Something ironic about the juxtaposition of two plays in the Salisbury Playhouse season - Somerset Maugham's 1920s commentary The Constant Wife followed immediately by Mike Bartlett's into the 21st century piece Love, Love, Love - which leaves us with no reason to sympathise greatly with any of the protagonists in this stinging account of parents and children.
"Buy me a house!" demands Rose (an excellent performance by Rosie Wyatt), her dream of musical virtuosity in tatters and a life of ageing spinsterhood threatening.
There is more (evidently she still hasn't learned to drive) but that is for other audiences to enjoy, or not, according to your taste.
Neither Bartlett's language, nor his furniture, is in the Maugham class - but then style is not what it was in the early 20th century- and this includes playwriting.
Settings by Lucy Osborne are especially important, if not vital, to this piece as they say much about the degeneration of the family. Direction by James Grieve is taut but then Bartlett's book leaves so little to chance that one is reminded of a prompt copy by Berthold Brecht's team.
Bartlett, I must acknowledge, is an award-winning writer who was in residence at The Royal Court three years ago and has also written several plays for radio. All the same, I would not forecast that this work will be in the popular repertoire eighty years or so from now, although who knows?
Love, Love, Love opens in 1967 when Kenneth, a strong performance by Ben Addis, is a scruffy Oxford student chilling out in holiday idleness at his brother Henry's (Simon Darwen) flat in North London. While Henry is despatched for fish and chips, Kenneth seduces his new girl friend and the family of the swinging sixties is beginning its sad business.
Act two opens some 20 years later in the baby boomers' terraced house on the outskirts of Reading. Jamie is 14 and birthday girl Rose a teenage music student in school uniform. Kenneth is a smart businessman, Sandra, thoughtfully portrayed by Lisa Jackson, a still attractive mother of two.
Communication in the family is clearly failing but they are sustained by liberal indulgence in wine and cigarettes. Otherwise there is little evidence of a family unit and none at all of communication, let alone interest in Rose's musical talent.
Act three finds the remnants of a family in a large country house. Neither Jamie nor Rose are the same children and Sandra, when she appears, is a well-dressed former wife of 64. Whatever family there was is now in tatters.

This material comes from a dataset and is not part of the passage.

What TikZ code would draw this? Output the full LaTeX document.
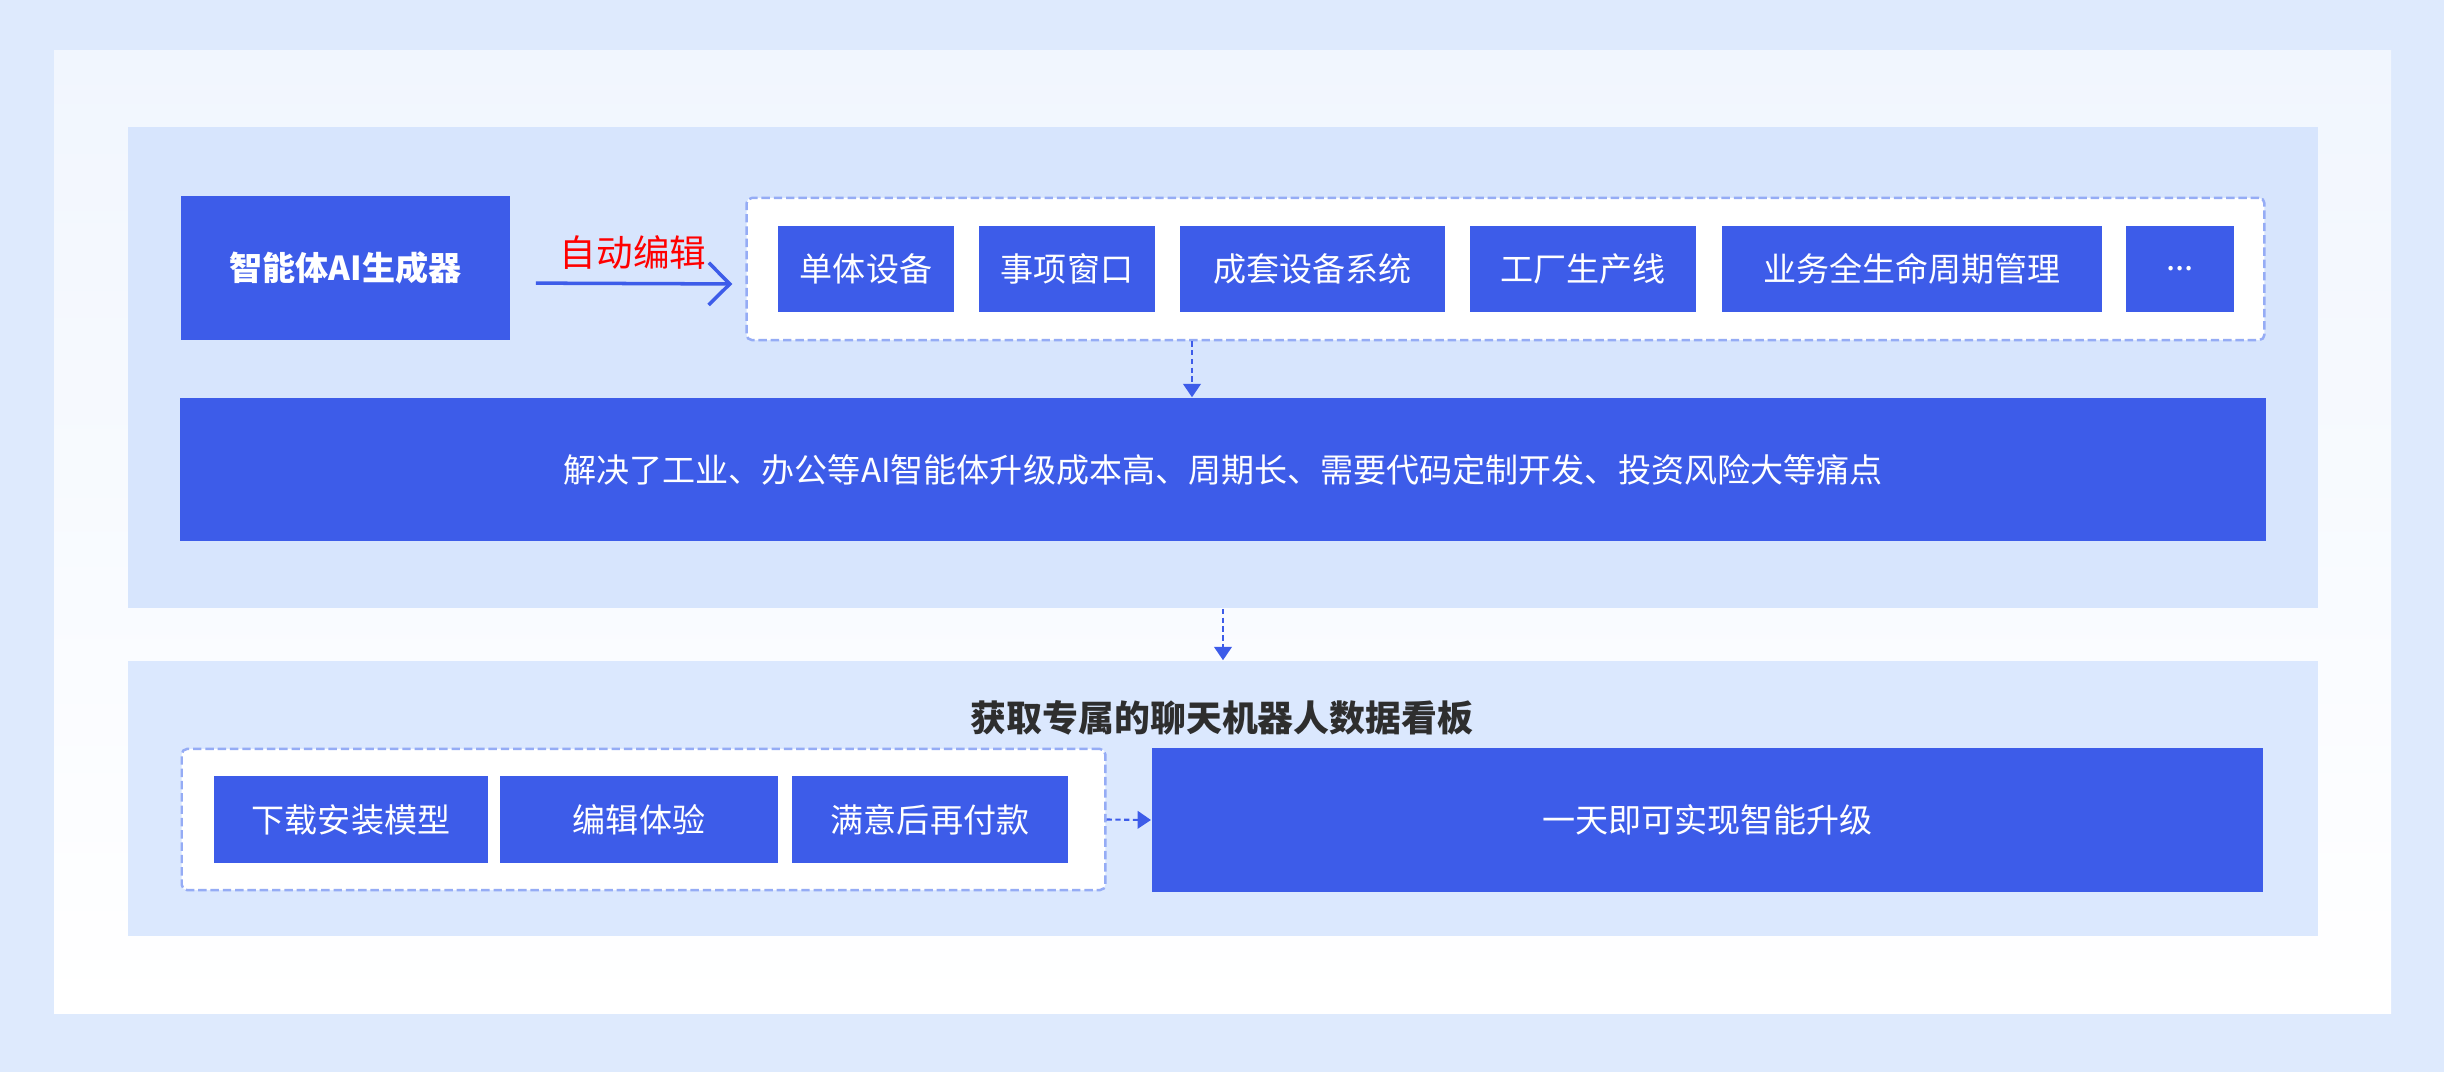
\documentclass[tikz,border=0pt]{standalone}
\usepackage{fontspec}
\usepackage{xcolor}
\newfontfamily\cjk{Noto Sans CJK SC}
\usetikzlibrary{positioning,calc,arrows.meta}

\definecolor{outerbg}{HTML}{DEEAFD}
\definecolor{panelA}{HTML}{F1F6FE}
\definecolor{secA}{HTML}{D7E5FD}
\definecolor{secB}{HTML}{DBE8FE}
\definecolor{boxblue}{HTML}{3D5CE9}
\definecolor{dashblue}{HTML}{95ACF5}
\definecolor{titlegray}{HTML}{2E2E2E}

\begin{document}
\begin{tikzpicture}[x=0.01cm, y=-0.01cm,
  blk/.style={fill=boxblue, text=white, inner sep=0pt, font=\cjk\fontsize{9.4}{11}\selectfont},
  grpbox/.style={draw=dashblue, fill=white, line width=0.7pt, dash pattern=on 2.4pt off 1.1pt, rounded corners=1.5pt, inner sep=0pt},
  sec/.style={inner sep=0pt},
  flow/.style={draw=boxblue, line width=1pt, -{Straight Barb[length=6pt,width=12pt]}},
  dflow/.style={draw=boxblue, line width=0.6pt, dash pattern=on 1.5pt off 1pt, -{Triangle[length=3.8pt,width=5pt]}},
  lbl/.style={text=red, inner sep=0pt, font=\cjk\fontsize{10.4}{12}\selectfont}]

  % Background and panel
  \fill[outerbg] (0,0) rectangle (2444,1072);
  \shade[top color=panelA, bottom color=white] (54,50) rectangle (2391,1013);

  % Sections
  \node[sec, fill=secA, minimum width=21.88cm, minimum height=4.81cm] (upper) at (1223,367.5) {};
  \node[sec, fill=secB, minimum width=21.88cm, minimum height=2.75cm] (lower) at (1223,798.5) {};

  % Generator and scenarios
  \node[blk, minimum width=3.29cm, minimum height=1.44cm, font=\cjk\bfseries\fontsize{9.4}{11}\selectfont] (gen) at (345.5,268) {智能体AI生成器};
  \node[grpbox, minimum width=15.17cm, minimum height=1.42cm] (grp) at (1505.5,269) {};
  \node[blk, minimum width=1.76cm, minimum height=0.86cm] (dev) at (866,269) {单体设备};
  \node[blk, minimum width=1.76cm, minimum height=0.86cm] (win) at (1067,269) {事项窗口};
  \node[blk, minimum width=2.65cm, minimum height=0.86cm] (sys) at (1312.5,269) {成套设备系统};
  \node[blk, minimum width=2.26cm, minimum height=0.86cm] (fab) at (1583,269) {工厂生产线};
  \node[blk, minimum width=3.80cm, minimum height=0.86cm] (biz) at (1912,269) {业务全生命周期管理};
  \node[blk, minimum width=1.08cm, minimum height=0.86cm] (more) at (2180,269) {...};
  \draw[flow, shorten <=0.25cm, shorten >=0.13cm] ([yshift=-0.15cm]gen.east) -- ([yshift=-0.15cm]grp.west)
    node[midway, above=3.5pt, xshift=0.05cm, lbl] {自动编辑};

  % Pain points
  \node[blk, minimum width=20.84cm, minimum height=1.43cm] (pain) at (1223,469.5) {解决了工业、办公等AI智能体升级成本高、周期长、需要代码定制开发、投资风险大等痛点};
  \coordinate (dx) at (1192,0);
  \draw[dflow] (grp.south -| dx) -- (pain.north -| dx);

  \draw[dflow] (upper.south) -- (lower.north);

  % Lower part
  \node[inner sep=0pt, text=titlegray, font=\cjk\bfseries\fontsize{10.2}{12}\selectfont] (title) at (1222,718) {获取专属的聊天机器人数据看板};
  \node[grpbox, minimum width=9.23cm, minimum height=1.41cm] (lgrp) at (643.5,819.5) {};
  \node[blk, minimum width=2.74cm, minimum height=0.87cm] (dl) at (351,819.5) {下载安装模型};
  \node[blk, minimum width=2.78cm, minimum height=0.87cm] (edit) at (639,819.5) {编辑体验};
  \node[blk, minimum width=2.76cm, minimum height=0.87cm] (pay) at (930,819.5) {满意后再付款};
  \node[blk, minimum width=11.11cm, minimum height=1.44cm] (fast) at (1707.5,820) {一天即可实现智能升级};
  \draw[dflow] (lgrp.east) -- (fast.west);
\end{tikzpicture}
\end{document}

Perhaps we are meant to feel sympathy for Rose in particular, as well as with sad Jamie. I simply felt sorry for them all.
The production can be seen at Watford Palace (16-19 March), Studio Leicester Curve (22-26 March), Live Theatre Newcastle (29-30 March), Stephen Joseph Theatre Scarborough (1-2 April), West Yorkshire Playhouse (5-9 April), New Wolsey Ipswich (19-21 April), Nuffield Southampton (27-30 April), Liverpool Playhouse, 5-7 May and The Citizens Glasgow (11-14 May).